• [The task]: Leave out the pictures and restate the rest of the data exactly.

>> begin

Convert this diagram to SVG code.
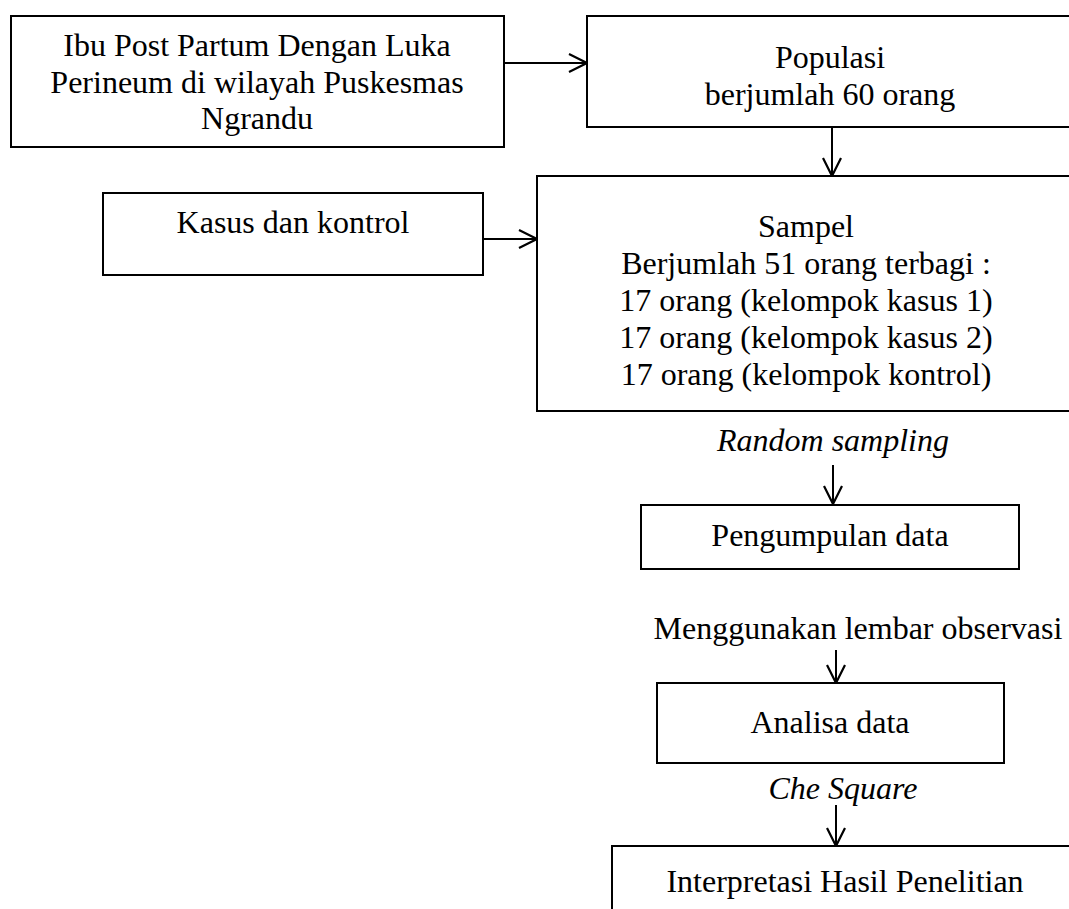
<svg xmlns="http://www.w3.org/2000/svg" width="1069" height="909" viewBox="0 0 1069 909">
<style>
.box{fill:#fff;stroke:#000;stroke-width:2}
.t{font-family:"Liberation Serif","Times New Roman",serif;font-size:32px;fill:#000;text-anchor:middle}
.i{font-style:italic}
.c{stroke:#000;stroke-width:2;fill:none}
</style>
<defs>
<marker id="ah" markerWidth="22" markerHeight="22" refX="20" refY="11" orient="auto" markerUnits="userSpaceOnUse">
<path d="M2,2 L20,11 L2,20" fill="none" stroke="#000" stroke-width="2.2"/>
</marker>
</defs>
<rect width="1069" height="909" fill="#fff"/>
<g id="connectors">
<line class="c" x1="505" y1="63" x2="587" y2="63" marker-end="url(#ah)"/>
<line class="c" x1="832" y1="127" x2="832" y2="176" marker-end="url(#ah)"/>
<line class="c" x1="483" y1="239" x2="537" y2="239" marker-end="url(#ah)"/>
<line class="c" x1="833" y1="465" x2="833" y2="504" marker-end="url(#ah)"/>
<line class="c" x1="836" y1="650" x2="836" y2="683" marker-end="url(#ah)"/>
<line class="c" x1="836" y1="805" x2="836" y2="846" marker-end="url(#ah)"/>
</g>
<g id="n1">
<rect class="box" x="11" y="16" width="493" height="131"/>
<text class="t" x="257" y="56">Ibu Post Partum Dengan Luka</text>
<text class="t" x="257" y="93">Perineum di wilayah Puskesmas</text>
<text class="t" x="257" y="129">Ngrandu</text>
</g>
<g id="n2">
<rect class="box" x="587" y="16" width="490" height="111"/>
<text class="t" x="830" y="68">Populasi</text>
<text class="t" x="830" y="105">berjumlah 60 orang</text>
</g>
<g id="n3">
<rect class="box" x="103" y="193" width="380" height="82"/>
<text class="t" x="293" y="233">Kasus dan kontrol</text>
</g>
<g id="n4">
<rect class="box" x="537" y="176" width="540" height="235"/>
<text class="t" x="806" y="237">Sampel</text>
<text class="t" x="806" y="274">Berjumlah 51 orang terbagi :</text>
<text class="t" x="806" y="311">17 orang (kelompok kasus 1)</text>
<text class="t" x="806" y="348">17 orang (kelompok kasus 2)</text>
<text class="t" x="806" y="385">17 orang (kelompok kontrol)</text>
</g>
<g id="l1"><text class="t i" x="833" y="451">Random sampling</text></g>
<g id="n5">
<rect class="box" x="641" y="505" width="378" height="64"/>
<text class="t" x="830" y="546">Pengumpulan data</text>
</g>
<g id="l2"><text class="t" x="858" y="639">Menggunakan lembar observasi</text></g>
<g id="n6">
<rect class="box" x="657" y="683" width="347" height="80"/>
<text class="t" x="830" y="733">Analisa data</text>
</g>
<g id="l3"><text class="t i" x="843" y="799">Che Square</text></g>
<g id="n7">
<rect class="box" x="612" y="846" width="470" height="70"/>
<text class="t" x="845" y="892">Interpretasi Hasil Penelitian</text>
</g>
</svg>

>> end

• [Result for this task]:
Convert this diagram to SVG code.
<svg xmlns="http://www.w3.org/2000/svg" width="1069" height="909" viewBox="0 0 1069 909">
<style>
.box{fill:#fff;stroke:#000;stroke-width:2}
.t{font-family:"Liberation Serif","Times New Roman",serif;font-size:32px;fill:#000;text-anchor:middle}
.i{font-style:italic}
.c{stroke:#000;stroke-width:2;fill:none}
</style>
<defs>
<marker id="ah" markerWidth="22" markerHeight="22" refX="20" refY="11" orient="auto" markerUnits="userSpaceOnUse">
<path d="M2,2 L20,11 L2,20" fill="none" stroke="#000" stroke-width="2.2"/>
</marker>
</defs>
<rect width="1069" height="909" fill="#fff"/>
<g id="connectors">
<line class="c" x1="505" y1="63" x2="587" y2="63" marker-end="url(#ah)"/>
<line class="c" x1="832" y1="127" x2="832" y2="176" marker-end="url(#ah)"/>
<line class="c" x1="483" y1="239" x2="537" y2="239" marker-end="url(#ah)"/>
<line class="c" x1="833" y1="465" x2="833" y2="504" marker-end="url(#ah)"/>
<line class="c" x1="836" y1="650" x2="836" y2="683" marker-end="url(#ah)"/>
<line class="c" x1="836" y1="805" x2="836" y2="846" marker-end="url(#ah)"/>
</g>
<g id="n1">
<rect class="box" x="11" y="16" width="493" height="131"/>
<text class="t" x="257" y="56">Ibu Post Partum Dengan Luka</text>
<text class="t" x="257" y="93">Perineum di wilayah Puskesmas</text>
<text class="t" x="257" y="129">Ngrandu</text>
</g>
<g id="n2">
<rect class="box" x="587" y="16" width="490" height="111"/>
<text class="t" x="830" y="68">Populasi</text>
<text class="t" x="830" y="105">berjumlah 60 orang</text>
</g>
<g id="n3">
<rect class="box" x="103" y="193" width="380" height="82"/>
<text class="t" x="293" y="233">Kasus dan kontrol</text>
</g>
<g id="n4">
<rect class="box" x="537" y="176" width="540" height="235"/>
<text class="t" x="806" y="237">Sampel</text>
<text class="t" x="806" y="274">Berjumlah 51 orang terbagi :</text>
<text class="t" x="806" y="311">17 orang (kelompok kasus 1)</text>
<text class="t" x="806" y="348">17 orang (kelompok kasus 2)</text>
<text class="t" x="806" y="385">17 orang (kelompok kontrol)</text>
</g>
<g id="l1"><text class="t i" x="833" y="451">Random sampling</text></g>
<g id="n5">
<rect class="box" x="641" y="505" width="378" height="64"/>
<text class="t" x="830" y="546">Pengumpulan data</text>
</g>
<g id="l2"><text class="t" x="858" y="639">Menggunakan lembar observasi</text></g>
<g id="n6">
<rect class="box" x="657" y="683" width="347" height="80"/>
<text class="t" x="830" y="733">Analisa data</text>
</g>
<g id="l3"><text class="t i" x="843" y="799">Che Square</text></g>
<g id="n7">
<rect class="box" x="612" y="846" width="470" height="70"/>
<text class="t" x="845" y="892">Interpretasi Hasil Penelitian</text>
</g>
</svg>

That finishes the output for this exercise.